Il y a enfin des conditions d’offre qui n’ont pas été propices ces dernières années : sécheresses en Australie, inondations en Argentine, mais aussi mauvaises récoltes céréalières au Canada, en Europe et en Afrique du Sud. Cette tendance devrait s’inverser en 2008, avec une amélioration attendue des récoltes, de riz notamment.

Enfin il faut mentionner les réactions politiques, qui peuvent contribuer à aggraver la situation.

Évidemment les interventions visant au développement de la filière agro-carburant sont tout à fait critiquables. Les subventions à la production, les détaxations à la consommation, les quotas d’incorporation, tout cela développe aux Etats-Unis, en Europe, mais aussi au Brésil, une filière de manière artificielle et mobilise des facteurs primaires comme la terre à des fins non alimentaires, et ceci pour des raisons purement fiscales et avec des résultats écologiques incertains.

Mais un certain nombre de pays exportateurs de céréales ont aussi réagi par des interdictions d’exporter, ou de fortes taxes à l’exportation (Argentine, Inde, Vietnam, Pakistan, Russie, Kazakhstan, Zambie…). L’objectif est d’inciter les producteurs locaux à vendre davantage sur les marchés locaux, et moins, ou plus du tout, sur les marchés internationaux. Si cela peut contribuer à faire baisser les prix locaux, ces politiques devraient aussi contribuer à une augmentation des prix internationaux, ce qui constitue typiquement une politique «Beggar thy neighbour », c’est-à-dire une politique qui recherche des bénéfices nationaux au détriment des pays partenaires (c’est particulièrement grave dans le cas des grands exportateurs de céréales : Argentine, Vietnam, Kazakhstan). 

Notons enfin qu’inversement, la politique européenne d’annulation des droits de douane sur les céréales (2007) a pu contribuer à accroître les prix mondiaux, en augmentant la demande européenne sur les marchés internationaux.

Bref les réactions politiques, si elles ne sont pas dénuées de rationalité individuelle, sont essentiellement des politiques égoïstes qui aggravent le problème.
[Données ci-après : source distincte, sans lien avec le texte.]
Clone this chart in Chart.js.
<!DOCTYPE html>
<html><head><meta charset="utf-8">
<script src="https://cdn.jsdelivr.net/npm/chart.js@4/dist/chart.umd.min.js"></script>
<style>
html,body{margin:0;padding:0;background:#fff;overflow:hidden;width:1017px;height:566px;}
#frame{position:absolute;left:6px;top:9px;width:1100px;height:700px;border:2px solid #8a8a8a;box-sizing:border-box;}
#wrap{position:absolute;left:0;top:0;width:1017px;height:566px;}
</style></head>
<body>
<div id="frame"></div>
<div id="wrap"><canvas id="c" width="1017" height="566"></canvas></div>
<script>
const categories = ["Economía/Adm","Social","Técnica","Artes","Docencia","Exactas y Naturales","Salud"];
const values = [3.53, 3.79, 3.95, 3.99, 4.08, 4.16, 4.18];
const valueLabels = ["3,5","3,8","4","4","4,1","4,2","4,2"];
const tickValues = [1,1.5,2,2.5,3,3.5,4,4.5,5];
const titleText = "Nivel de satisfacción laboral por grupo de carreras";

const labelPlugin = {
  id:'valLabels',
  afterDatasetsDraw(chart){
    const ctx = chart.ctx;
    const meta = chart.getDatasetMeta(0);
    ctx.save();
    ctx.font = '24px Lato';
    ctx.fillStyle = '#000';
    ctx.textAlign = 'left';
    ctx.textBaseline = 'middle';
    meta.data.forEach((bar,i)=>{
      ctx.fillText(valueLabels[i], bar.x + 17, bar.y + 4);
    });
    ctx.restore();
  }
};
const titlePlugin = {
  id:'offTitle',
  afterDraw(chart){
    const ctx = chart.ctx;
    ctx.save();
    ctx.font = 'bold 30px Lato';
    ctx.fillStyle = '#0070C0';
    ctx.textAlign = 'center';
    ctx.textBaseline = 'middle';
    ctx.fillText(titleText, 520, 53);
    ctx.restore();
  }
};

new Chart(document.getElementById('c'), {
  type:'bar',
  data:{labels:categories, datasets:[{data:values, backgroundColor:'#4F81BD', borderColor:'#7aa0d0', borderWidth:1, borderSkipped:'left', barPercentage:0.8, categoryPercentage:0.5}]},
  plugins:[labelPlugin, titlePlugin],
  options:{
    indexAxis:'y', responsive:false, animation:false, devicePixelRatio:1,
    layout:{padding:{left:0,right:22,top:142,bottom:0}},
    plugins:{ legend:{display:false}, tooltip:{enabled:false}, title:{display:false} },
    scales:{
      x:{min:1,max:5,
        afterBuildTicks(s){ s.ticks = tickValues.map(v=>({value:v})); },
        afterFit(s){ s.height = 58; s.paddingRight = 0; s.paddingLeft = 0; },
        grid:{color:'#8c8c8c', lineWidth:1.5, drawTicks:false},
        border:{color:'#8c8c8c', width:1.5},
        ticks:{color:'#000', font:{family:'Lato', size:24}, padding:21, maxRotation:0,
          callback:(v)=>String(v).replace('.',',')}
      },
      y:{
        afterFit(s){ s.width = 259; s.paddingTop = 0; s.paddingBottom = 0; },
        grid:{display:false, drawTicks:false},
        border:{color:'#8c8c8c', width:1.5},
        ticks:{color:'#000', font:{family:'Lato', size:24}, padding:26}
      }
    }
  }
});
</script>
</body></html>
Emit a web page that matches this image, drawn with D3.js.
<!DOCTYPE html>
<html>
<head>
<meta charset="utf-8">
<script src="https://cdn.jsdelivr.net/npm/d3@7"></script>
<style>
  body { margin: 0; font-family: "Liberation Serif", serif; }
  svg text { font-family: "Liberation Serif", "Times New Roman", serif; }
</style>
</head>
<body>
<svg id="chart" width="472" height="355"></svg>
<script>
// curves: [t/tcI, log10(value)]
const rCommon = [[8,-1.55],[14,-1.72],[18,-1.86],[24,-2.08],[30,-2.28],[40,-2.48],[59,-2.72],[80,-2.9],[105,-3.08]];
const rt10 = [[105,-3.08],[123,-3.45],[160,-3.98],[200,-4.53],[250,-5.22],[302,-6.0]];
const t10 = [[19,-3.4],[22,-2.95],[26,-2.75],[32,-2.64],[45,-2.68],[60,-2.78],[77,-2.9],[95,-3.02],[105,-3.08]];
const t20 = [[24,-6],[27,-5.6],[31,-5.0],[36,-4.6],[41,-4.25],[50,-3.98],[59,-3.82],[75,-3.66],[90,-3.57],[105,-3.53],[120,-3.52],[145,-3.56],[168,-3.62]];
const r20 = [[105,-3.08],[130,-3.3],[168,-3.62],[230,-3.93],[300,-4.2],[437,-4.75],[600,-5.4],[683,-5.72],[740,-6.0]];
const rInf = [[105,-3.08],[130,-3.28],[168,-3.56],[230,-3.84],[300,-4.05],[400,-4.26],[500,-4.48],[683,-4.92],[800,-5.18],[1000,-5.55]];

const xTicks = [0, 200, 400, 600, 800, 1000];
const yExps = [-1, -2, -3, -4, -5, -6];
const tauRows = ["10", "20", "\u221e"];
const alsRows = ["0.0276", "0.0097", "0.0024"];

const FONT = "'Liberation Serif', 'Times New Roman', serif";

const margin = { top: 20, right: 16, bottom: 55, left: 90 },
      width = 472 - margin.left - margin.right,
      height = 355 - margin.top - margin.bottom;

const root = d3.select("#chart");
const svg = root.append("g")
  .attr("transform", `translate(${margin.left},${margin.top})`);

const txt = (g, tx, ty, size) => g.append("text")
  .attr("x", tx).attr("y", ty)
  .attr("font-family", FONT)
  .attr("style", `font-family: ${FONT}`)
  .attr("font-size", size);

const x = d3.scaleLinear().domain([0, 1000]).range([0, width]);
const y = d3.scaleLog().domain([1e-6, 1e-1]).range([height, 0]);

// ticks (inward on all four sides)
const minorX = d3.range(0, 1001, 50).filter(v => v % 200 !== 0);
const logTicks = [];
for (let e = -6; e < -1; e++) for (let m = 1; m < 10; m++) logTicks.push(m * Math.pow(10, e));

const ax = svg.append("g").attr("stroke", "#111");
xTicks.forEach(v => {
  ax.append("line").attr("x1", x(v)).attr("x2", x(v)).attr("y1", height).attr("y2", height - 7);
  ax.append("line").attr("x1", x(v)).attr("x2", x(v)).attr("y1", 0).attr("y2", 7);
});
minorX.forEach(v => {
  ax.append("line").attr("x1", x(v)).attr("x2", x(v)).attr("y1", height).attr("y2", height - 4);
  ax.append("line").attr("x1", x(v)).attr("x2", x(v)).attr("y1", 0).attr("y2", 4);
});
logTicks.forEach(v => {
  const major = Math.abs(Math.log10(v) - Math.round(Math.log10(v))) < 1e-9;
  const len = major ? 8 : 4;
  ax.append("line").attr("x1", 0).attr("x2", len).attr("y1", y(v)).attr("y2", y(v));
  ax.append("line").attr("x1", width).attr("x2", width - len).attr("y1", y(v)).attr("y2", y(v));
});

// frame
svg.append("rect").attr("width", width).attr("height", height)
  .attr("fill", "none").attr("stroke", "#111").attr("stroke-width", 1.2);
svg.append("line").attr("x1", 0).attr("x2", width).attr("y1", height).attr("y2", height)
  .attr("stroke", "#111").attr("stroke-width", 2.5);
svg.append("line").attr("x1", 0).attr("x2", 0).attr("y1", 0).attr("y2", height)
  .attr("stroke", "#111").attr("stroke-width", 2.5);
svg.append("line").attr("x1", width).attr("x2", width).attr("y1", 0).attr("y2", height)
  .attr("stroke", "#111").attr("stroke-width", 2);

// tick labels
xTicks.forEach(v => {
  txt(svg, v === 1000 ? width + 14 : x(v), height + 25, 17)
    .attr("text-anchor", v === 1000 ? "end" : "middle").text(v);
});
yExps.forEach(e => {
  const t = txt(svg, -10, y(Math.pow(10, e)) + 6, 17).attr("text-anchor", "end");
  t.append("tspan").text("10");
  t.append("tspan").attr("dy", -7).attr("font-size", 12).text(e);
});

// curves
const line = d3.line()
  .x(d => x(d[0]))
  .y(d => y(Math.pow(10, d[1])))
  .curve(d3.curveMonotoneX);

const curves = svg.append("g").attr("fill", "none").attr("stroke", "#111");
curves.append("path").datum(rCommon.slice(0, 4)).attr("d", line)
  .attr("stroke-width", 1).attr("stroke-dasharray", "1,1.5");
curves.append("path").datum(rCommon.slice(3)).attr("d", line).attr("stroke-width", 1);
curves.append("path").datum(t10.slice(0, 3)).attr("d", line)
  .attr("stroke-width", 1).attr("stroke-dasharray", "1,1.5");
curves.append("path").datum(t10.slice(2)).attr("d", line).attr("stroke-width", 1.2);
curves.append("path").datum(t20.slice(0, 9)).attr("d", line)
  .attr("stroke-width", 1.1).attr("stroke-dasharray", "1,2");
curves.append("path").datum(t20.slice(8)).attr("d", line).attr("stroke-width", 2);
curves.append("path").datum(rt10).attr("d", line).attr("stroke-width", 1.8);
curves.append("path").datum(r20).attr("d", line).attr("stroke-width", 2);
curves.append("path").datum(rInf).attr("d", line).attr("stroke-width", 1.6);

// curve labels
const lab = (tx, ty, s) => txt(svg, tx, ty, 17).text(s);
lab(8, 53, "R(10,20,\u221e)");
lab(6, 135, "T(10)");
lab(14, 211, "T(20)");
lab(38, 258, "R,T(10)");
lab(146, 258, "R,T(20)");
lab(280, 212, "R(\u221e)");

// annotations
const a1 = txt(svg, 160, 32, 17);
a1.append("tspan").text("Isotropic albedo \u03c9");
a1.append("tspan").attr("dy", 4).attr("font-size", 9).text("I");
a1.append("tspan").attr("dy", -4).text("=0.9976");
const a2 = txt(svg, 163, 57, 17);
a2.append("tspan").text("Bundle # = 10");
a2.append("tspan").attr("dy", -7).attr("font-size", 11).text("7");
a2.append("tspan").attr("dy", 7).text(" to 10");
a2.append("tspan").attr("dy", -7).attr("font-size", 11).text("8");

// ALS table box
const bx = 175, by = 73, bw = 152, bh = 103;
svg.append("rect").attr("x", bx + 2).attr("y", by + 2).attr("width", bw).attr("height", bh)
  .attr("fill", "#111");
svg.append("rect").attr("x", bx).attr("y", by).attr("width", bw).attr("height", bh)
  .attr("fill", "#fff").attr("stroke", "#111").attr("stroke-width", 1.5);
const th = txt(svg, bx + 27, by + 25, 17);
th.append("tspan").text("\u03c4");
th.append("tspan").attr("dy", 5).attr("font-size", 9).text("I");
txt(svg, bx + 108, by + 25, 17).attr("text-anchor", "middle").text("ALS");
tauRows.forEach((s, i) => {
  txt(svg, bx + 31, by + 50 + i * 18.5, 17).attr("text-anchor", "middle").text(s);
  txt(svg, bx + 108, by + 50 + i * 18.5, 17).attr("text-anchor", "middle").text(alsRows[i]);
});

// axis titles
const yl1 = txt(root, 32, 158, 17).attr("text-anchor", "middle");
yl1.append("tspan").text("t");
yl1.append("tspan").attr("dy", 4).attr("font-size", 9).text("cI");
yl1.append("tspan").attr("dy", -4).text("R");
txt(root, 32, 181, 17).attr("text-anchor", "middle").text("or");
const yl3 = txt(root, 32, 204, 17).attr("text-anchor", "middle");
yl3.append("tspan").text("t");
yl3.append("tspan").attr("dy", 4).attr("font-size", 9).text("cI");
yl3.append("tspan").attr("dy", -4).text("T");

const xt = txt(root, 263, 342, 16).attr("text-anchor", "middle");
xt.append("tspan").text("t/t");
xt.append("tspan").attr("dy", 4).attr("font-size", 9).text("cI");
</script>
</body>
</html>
Finalement il faut noter le rôle incontestable de la spéculation financière qui, en jouant la hausse des matières premières et des produits agricoles, alimente la bulle. Il est très difficile d’estimer la part de cette spéculation dans le niveau actuel des prix.

Au total le monde est aujourd’hui confronté à un problème politique majeur qu’il faut traiter à la fois par des mesures d’urgence (transferts monétaires en faveur des plus pauvres) et par des mesures de moyen/ long terme (politique d’investissement public dans l’agriculture, notamment dans les pays en développement, et d’incitation à l’investissement privé, politique de recherche et développement dans l’agriculture).

Le développement de la filière agro-carburant est un élément contribuant à cette crise alimentaire, mais certainement pas l’élément majeur. Son importance pourrait cependant s’amplifier si les politiques, notamment aux Etats-Unis et dans l’Union Européenne, vont dans le sens annoncé : on pense notamment au mandat européen visant à ce que les biocarburants représentent 10% de la consommation d’essence à des fins de transports en 2020. Le débat public européen devrait se concentrer sur cette question.